══ Given records ══

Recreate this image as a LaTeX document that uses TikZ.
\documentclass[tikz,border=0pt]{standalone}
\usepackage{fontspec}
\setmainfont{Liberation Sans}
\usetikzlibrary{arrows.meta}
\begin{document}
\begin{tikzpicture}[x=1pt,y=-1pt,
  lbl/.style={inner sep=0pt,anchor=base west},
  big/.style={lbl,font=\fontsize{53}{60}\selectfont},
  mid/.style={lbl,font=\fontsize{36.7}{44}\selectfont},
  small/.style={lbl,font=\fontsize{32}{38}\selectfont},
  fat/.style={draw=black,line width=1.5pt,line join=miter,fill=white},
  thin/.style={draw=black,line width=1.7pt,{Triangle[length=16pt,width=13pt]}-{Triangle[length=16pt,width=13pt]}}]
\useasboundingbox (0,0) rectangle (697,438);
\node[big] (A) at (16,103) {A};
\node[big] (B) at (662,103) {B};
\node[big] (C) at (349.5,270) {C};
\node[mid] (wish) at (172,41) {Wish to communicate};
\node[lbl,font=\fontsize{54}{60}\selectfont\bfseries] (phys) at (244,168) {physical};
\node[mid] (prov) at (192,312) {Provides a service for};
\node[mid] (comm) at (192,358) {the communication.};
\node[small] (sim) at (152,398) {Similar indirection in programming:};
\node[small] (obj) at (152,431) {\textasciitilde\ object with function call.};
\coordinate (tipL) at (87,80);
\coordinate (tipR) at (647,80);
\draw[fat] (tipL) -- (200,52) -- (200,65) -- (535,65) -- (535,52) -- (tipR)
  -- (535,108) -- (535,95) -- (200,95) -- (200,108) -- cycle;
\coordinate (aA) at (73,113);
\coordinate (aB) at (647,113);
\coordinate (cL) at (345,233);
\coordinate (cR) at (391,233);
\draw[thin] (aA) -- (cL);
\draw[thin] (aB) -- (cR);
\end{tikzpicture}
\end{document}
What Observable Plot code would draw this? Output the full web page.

═══

# What is asked
State how many lines of the records above contain the word "draw", and give only that number.

# Solution to the problem
6